# WORK REQUIRED
Without including the pictures, copy out every line below.
——
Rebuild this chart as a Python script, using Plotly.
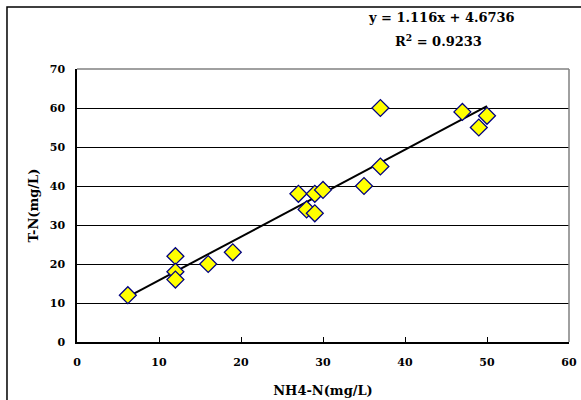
import plotly.graph_objects as go

nh4_n = [6.2, 12, 12, 12, 16, 19, 27, 28, 29, 29, 30, 35, 37, 37, 47, 49, 50]
t_n = [12, 22, 18, 16, 20, 23, 38, 34, 38, 33, 39, 40, 60, 45, 59, 55, 58]
slope = 1.116
intercept = 4.6736
r2 = 0.9233
x_ticks = [0, 10, 20, 30, 40, 50, 60]
y_ticks = [0, 10, 20, 30, 40, 50, 60, 70]

FONT = "DejaVu Serif"

fit_x = [min(nh4_n), max(nh4_n)]
fit_y = [slope * v + intercept for v in fit_x]

fig = go.Figure()
fig.add_trace(go.Scatter(x=fit_x, y=fit_y, mode="lines",
                         line=dict(color="black", width=2), showlegend=False))
fig.add_trace(go.Scatter(x=nh4_n, y=t_n, mode="markers",
                         marker=dict(symbol="diamond", size=13, color="#FFFF00",
                                     line=dict(color="#000080", width=1.3)),
                         showlegend=False))

fig.update_layout(
    width=581, height=400,
    margin=dict(l=77, r=12, t=69, b=58, autoexpand=False),
    paper_bgcolor="white", plot_bgcolor="white",
    font=dict(family=FONT, size=11, color="black"),
    xaxis=dict(range=[0, 60], tickvals=x_ticks, ticktext=[f"<b>{v}</b>" for v in x_ticks],
               ticks="inside", ticklen=5, ticklabelstandoff=9, automargin=False,
               tickcolor="black", showline=True, linecolor="black", linewidth=1.5,
               showgrid=False, zeroline=False,
               tickfont=dict(family=FONT, size=11),
               title=dict(text="<b>NH4-N(mg/L)</b>", font=dict(family=FONT, size=13), standoff=18)),
    yaxis=dict(range=[0, 70], tickvals=y_ticks, ticktext=[f"<b>{v}</b>" for v in y_ticks],
               ticks="", ticklabelstandoff=8, showline=True, automargin=False,
               linecolor="black", linewidth=1.5,
               showgrid=True, gridcolor="black", gridwidth=1, zeroline=False,
               tickfont=dict(family=FONT, size=11),
               title=dict(text="<b>T-N(mg/L)</b>", font=dict(family=FONT, size=13), standoff=8)),
    shapes=[
        dict(type="rect", xref="paper", yref="paper", x0=-0.1423, x1=1.2, y0=-0.4, y1=1.227,
             line=dict(color="black", width=1.5), layer="below"),
        dict(type="line", xref="paper", yref="paper", x0=1, x1=1, y0=0, y1=1,
             line=dict(color="#808080", width=1.5)),
        dict(type="line", xref="paper", yref="paper", x0=0, x1=1, y0=1, y1=1,
             line=dict(color="#808080", width=1.5)),
    ],
    annotations=[
        dict(xref="paper", yref="paper", x=0.740, y=1.19, xanchor="center", yanchor="middle",
             text="<b>y = 1.116x + 4.6736</b>", showarrow=False,
             font=dict(family=FONT, size=13)),
        dict(xref="paper", yref="paper", x=0.735, y=1.105, xanchor="center", yanchor="middle",
             text="<b>R<sup>2</sup> = 0.9233</b>", showarrow=False,
             font=dict(family=FONT, size=13)),
    ],
)

fig.write_html("out.html", config={"displayModeBar": False},
               post_script="document.body.style.margin='0';document.body.style.padding='0';")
——
# THE ANSWER
Rebuild this chart as a Python script, using Plotly.
import plotly.graph_objects as go

nh4_n = [6.2, 12, 12, 12, 16, 19, 27, 28, 29, 29, 30, 35, 37, 37, 47, 49, 50]
t_n = [12, 22, 18, 16, 20, 23, 38, 34, 38, 33, 39, 40, 60, 45, 59, 55, 58]
slope = 1.116
intercept = 4.6736
r2 = 0.9233
x_ticks = [0, 10, 20, 30, 40, 50, 60]
y_ticks = [0, 10, 20, 30, 40, 50, 60, 70]

FONT = "DejaVu Serif"

fit_x = [min(nh4_n), max(nh4_n)]
fit_y = [slope * v + intercept for v in fit_x]

fig = go.Figure()
fig.add_trace(go.Scatter(x=fit_x, y=fit_y, mode="lines",
                         line=dict(color="black", width=2), showlegend=False))
fig.add_trace(go.Scatter(x=nh4_n, y=t_n, mode="markers",
                         marker=dict(symbol="diamond", size=13, color="#FFFF00",
                                     line=dict(color="#000080", width=1.3)),
                         showlegend=False))

fig.update_layout(
    width=581, height=400,
    margin=dict(l=77, r=12, t=69, b=58, autoexpand=False),
    paper_bgcolor="white", plot_bgcolor="white",
    font=dict(family=FONT, size=11, color="black"),
    xaxis=dict(range=[0, 60], tickvals=x_ticks, ticktext=[f"<b>{v}</b>" for v in x_ticks],
               ticks="inside", ticklen=5, ticklabelstandoff=9, automargin=False,
               tickcolor="black", showline=True, linecolor="black", linewidth=1.5,
               showgrid=False, zeroline=False,
               tickfont=dict(family=FONT, size=11),
               title=dict(text="<b>NH4-N(mg/L)</b>", font=dict(family=FONT, size=13), standoff=18)),
    yaxis=dict(range=[0, 70], tickvals=y_ticks, ticktext=[f"<b>{v}</b>" for v in y_ticks],
               ticks="", ticklabelstandoff=8, showline=True, automargin=False,
               linecolor="black", linewidth=1.5,
               showgrid=True, gridcolor="black", gridwidth=1, zeroline=False,
               tickfont=dict(family=FONT, size=11),
               title=dict(text="<b>T-N(mg/L)</b>", font=dict(family=FONT, size=13), standoff=8)),
    shapes=[
        dict(type="rect", xref="paper", yref="paper", x0=-0.1423, x1=1.2, y0=-0.4, y1=1.227,
             line=dict(color="black", width=1.5), layer="below"),
        dict(type="line", xref="paper", yref="paper", x0=1, x1=1, y0=0, y1=1,
             line=dict(color="#808080", width=1.5)),
        dict(type="line", xref="paper", yref="paper", x0=0, x1=1, y0=1, y1=1,
             line=dict(color="#808080", width=1.5)),
    ],
    annotations=[
        dict(xref="paper", yref="paper", x=0.740, y=1.19, xanchor="center", yanchor="middle",
             text="<b>y = 1.116x + 4.6736</b>", showarrow=False,
             font=dict(family=FONT, size=13)),
        dict(xref="paper", yref="paper", x=0.735, y=1.105, xanchor="center", yanchor="middle",
             text="<b>R<sup>2</sup> = 0.9233</b>", showarrow=False,
             font=dict(family=FONT, size=13)),
    ],
)

fig.write_html("out.html", config={"displayModeBar": False},
               post_script="document.body.style.margin='0';document.body.style.padding='0';")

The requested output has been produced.